:: The exercise ::
Skip every picture, and extract verbatim the lines from the line containing "Recreate this image" to the line containing "fc='#ec8a1c', ec='none', zorder=1))", both lines included.

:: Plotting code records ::
───

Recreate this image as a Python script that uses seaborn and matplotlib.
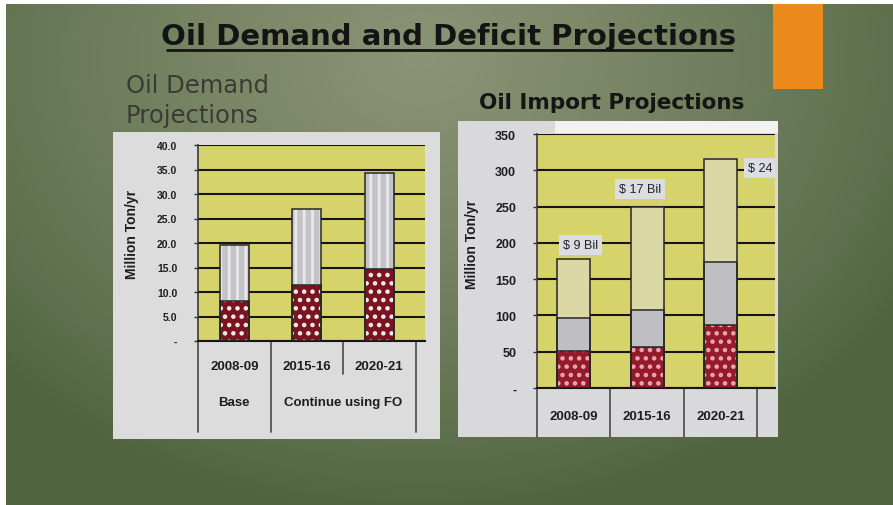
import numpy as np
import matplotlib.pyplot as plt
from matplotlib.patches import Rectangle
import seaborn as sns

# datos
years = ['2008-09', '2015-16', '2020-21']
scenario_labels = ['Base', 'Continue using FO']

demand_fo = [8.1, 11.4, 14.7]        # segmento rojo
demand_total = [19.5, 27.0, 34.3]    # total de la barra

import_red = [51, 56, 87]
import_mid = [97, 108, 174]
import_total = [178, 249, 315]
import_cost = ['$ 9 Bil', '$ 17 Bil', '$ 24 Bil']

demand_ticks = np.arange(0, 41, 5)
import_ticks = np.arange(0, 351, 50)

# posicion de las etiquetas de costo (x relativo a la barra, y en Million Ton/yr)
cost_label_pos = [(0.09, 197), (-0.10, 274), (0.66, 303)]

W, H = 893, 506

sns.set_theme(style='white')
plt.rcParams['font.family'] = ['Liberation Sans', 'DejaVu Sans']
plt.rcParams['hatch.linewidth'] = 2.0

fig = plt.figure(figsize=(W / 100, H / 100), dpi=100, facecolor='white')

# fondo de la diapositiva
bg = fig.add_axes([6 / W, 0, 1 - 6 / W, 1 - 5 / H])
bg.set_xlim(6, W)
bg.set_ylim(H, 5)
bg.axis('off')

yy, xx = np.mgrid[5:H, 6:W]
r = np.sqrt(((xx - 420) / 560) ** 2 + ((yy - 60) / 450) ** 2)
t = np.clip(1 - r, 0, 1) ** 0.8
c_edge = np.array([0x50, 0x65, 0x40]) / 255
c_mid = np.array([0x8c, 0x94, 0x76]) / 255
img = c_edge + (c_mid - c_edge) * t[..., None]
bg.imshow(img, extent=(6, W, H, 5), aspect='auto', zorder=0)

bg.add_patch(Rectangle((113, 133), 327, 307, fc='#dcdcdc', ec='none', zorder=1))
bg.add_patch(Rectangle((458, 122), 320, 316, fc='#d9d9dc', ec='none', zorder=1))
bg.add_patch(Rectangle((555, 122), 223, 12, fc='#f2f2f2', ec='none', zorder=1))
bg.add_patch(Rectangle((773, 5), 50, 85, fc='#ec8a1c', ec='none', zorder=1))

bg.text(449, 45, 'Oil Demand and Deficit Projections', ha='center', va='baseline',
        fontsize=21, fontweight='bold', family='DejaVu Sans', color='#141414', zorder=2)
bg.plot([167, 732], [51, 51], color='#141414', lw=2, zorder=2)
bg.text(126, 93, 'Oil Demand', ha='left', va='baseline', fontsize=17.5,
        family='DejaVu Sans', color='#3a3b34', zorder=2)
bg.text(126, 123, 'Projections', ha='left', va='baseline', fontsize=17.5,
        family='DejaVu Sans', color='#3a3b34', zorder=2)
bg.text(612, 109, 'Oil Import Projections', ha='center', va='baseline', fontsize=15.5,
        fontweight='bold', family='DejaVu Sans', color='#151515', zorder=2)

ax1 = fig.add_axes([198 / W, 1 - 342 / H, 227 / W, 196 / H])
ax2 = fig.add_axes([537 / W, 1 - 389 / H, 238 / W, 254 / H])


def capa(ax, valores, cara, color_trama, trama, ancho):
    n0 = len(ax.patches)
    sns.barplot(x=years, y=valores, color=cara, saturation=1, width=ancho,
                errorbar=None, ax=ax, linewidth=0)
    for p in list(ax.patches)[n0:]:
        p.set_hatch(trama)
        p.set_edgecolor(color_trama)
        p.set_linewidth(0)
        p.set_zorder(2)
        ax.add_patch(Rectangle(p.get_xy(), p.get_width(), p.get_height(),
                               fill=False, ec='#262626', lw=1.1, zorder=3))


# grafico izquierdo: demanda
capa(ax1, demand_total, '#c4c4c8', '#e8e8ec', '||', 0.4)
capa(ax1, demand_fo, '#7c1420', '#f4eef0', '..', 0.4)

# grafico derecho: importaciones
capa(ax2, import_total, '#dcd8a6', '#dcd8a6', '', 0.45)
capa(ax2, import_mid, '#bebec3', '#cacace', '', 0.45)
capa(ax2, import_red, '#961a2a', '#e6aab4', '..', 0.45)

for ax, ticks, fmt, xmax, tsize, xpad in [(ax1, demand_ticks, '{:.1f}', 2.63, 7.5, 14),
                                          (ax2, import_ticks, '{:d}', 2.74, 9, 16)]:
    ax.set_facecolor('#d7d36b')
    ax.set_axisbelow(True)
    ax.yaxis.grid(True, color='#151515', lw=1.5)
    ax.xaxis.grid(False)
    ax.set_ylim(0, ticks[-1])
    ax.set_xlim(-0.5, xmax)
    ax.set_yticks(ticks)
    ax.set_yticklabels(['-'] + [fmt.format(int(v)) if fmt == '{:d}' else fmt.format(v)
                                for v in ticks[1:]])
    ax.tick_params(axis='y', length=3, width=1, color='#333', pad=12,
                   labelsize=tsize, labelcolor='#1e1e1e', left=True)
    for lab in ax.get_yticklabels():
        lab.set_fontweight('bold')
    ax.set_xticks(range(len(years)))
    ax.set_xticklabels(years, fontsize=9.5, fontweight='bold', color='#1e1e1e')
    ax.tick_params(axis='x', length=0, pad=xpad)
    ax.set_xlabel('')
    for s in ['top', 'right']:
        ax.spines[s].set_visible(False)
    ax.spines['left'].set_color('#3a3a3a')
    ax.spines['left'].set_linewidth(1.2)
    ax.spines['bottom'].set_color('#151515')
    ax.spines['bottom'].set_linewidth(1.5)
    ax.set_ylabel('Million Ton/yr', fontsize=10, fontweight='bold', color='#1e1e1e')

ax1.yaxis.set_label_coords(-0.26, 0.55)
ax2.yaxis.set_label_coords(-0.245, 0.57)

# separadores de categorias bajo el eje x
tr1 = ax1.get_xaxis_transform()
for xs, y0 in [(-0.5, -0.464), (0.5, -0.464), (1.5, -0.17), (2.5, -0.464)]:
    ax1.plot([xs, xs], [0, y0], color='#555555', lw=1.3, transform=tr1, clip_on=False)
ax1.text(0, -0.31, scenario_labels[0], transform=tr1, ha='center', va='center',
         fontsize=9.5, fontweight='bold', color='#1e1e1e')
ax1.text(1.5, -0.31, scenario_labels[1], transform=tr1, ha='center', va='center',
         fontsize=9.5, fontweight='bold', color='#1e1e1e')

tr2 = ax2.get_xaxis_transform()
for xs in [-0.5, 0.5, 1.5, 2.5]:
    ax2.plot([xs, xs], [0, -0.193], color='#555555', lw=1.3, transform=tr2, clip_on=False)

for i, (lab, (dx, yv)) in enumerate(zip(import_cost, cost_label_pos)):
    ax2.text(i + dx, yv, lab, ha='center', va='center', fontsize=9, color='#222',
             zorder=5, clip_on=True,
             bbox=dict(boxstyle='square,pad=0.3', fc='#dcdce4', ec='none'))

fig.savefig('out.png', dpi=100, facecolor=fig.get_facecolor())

───

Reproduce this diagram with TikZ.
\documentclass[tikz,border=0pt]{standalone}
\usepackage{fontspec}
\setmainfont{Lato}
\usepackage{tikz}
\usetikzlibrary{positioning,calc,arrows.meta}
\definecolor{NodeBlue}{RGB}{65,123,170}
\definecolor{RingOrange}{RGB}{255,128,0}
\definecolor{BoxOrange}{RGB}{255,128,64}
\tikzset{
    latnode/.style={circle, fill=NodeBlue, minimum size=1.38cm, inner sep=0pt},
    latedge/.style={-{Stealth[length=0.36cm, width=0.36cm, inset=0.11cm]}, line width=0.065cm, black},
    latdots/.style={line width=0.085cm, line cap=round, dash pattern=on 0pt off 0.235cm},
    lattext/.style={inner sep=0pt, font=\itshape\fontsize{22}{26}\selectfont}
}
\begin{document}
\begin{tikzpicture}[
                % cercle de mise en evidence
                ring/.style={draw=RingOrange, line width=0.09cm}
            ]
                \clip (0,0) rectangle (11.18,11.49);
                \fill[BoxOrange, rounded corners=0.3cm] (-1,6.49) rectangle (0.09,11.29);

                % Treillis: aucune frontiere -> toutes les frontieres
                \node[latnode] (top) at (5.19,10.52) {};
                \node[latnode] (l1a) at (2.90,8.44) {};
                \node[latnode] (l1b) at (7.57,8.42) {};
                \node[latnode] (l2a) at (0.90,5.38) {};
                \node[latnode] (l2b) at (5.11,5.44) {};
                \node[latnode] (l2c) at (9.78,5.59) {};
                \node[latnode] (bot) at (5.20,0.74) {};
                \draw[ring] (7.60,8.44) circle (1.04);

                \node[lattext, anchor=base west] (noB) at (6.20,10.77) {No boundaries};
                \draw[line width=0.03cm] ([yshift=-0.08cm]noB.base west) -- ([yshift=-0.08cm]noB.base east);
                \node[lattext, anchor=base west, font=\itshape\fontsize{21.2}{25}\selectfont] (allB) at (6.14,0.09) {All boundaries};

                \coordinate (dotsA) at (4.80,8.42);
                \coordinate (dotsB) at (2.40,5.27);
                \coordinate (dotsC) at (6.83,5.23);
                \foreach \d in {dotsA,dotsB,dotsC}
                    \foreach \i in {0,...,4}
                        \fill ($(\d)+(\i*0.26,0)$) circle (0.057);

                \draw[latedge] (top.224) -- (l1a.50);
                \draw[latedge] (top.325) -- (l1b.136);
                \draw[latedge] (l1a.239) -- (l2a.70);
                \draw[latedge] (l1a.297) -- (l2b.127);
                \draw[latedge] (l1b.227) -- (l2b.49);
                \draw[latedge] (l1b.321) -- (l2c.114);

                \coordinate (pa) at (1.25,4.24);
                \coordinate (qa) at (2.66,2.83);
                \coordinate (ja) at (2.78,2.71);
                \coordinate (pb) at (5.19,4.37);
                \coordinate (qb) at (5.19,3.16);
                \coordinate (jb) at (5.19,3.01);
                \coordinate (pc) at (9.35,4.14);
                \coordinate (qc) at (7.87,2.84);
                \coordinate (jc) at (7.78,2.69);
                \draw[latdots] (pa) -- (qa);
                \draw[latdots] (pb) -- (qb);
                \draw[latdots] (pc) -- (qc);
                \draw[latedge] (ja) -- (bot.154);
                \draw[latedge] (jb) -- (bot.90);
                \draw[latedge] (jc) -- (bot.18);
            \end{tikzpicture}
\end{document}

───

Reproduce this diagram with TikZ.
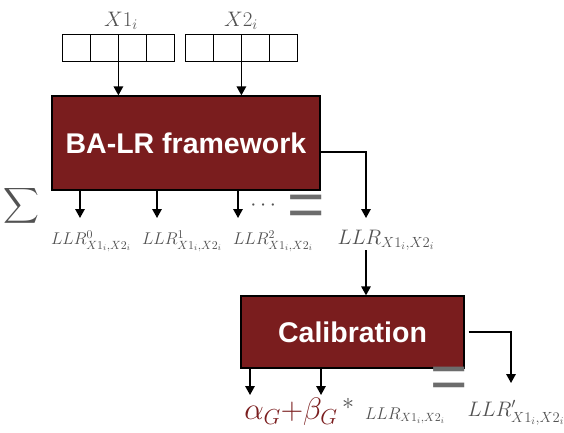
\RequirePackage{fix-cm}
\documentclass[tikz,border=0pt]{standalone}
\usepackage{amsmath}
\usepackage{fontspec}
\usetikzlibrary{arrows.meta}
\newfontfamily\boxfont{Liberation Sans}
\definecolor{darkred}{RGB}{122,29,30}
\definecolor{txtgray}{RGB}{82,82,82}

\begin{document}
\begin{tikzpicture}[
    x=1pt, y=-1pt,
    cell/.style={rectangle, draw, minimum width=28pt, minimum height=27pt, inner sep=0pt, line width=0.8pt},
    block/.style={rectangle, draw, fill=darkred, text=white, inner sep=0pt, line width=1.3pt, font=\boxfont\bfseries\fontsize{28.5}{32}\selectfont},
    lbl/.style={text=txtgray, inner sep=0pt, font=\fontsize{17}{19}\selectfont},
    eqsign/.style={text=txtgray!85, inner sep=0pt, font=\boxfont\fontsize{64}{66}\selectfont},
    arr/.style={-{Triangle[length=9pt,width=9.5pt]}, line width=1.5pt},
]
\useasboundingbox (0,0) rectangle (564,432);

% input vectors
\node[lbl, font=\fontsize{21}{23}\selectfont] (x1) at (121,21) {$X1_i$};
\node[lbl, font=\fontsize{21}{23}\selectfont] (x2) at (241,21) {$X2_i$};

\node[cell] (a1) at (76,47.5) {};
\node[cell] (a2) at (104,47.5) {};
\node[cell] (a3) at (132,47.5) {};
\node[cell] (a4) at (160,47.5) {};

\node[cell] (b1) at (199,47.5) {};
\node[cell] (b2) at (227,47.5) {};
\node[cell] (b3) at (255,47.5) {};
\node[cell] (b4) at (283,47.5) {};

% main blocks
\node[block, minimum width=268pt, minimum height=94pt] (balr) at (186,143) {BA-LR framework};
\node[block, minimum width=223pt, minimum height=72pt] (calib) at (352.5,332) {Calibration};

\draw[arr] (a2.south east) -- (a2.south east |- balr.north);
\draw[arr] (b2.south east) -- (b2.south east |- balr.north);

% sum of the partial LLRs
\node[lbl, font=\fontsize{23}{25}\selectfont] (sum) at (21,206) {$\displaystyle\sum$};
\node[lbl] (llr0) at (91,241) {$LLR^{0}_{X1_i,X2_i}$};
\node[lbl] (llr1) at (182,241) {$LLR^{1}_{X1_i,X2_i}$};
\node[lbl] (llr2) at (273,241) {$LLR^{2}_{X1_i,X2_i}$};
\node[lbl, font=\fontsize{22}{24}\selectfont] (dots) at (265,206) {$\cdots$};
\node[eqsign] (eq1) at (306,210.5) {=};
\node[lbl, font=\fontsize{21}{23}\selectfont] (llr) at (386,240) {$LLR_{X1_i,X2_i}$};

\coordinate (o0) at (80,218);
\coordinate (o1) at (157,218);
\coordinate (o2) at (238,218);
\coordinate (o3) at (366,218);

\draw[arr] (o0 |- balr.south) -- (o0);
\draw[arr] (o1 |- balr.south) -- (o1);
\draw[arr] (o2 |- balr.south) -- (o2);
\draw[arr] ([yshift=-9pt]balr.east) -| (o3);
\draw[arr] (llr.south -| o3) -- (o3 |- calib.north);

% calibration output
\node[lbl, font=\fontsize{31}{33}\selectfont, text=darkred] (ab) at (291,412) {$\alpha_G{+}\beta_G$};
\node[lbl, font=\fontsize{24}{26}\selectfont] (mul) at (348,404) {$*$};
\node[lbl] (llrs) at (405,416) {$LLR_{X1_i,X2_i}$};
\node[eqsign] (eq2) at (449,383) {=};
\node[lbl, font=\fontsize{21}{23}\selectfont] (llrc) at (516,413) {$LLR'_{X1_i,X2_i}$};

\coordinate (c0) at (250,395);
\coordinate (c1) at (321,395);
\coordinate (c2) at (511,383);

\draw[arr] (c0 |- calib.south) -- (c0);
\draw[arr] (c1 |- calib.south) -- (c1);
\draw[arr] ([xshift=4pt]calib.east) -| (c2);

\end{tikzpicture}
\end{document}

───

:: The result ::
Recreate this image as a Python script that uses seaborn and matplotlib.
import numpy as np
import matplotlib.pyplot as plt
from matplotlib.patches import Rectangle
import seaborn as sns

# datos
years = ['2008-09', '2015-16', '2020-21']
scenario_labels = ['Base', 'Continue using FO']

demand_fo = [8.1, 11.4, 14.7]        # segmento rojo
demand_total = [19.5, 27.0, 34.3]    # total de la barra

import_red = [51, 56, 87]
import_mid = [97, 108, 174]
import_total = [178, 249, 315]
import_cost = ['$ 9 Bil', '$ 17 Bil', '$ 24 Bil']

demand_ticks = np.arange(0, 41, 5)
import_ticks = np.arange(0, 351, 50)

# posicion de las etiquetas de costo (x relativo a la barra, y en Million Ton/yr)
cost_label_pos = [(0.09, 197), (-0.10, 274), (0.66, 303)]

W, H = 893, 506

sns.set_theme(style='white')
plt.rcParams['font.family'] = ['Liberation Sans', 'DejaVu Sans']
plt.rcParams['hatch.linewidth'] = 2.0

fig = plt.figure(figsize=(W / 100, H / 100), dpi=100, facecolor='white')

# fondo de la diapositiva
bg = fig.add_axes([6 / W, 0, 1 - 6 / W, 1 - 5 / H])
bg.set_xlim(6, W)
bg.set_ylim(H, 5)
bg.axis('off')

yy, xx = np.mgrid[5:H, 6:W]
r = np.sqrt(((xx - 420) / 560) ** 2 + ((yy - 60) / 450) ** 2)
t = np.clip(1 - r, 0, 1) ** 0.8
c_edge = np.array([0x50, 0x65, 0x40]) / 255
c_mid = np.array([0x8c, 0x94, 0x76]) / 255
img = c_edge + (c_mid - c_edge) * t[..., None]
bg.imshow(img, extent=(6, W, H, 5), aspect='auto', zorder=0)

bg.add_patch(Rectangle((113, 133), 327, 307, fc='#dcdcdc', ec='none', zorder=1))
bg.add_patch(Rectangle((458, 122), 320, 316, fc='#d9d9dc', ec='none', zorder=1))
bg.add_patch(Rectangle((555, 122), 223, 12, fc='#f2f2f2', ec='none', zorder=1))
bg.add_patch(Rectangle((773, 5), 50, 85, fc='#ec8a1c', ec='none', zorder=1))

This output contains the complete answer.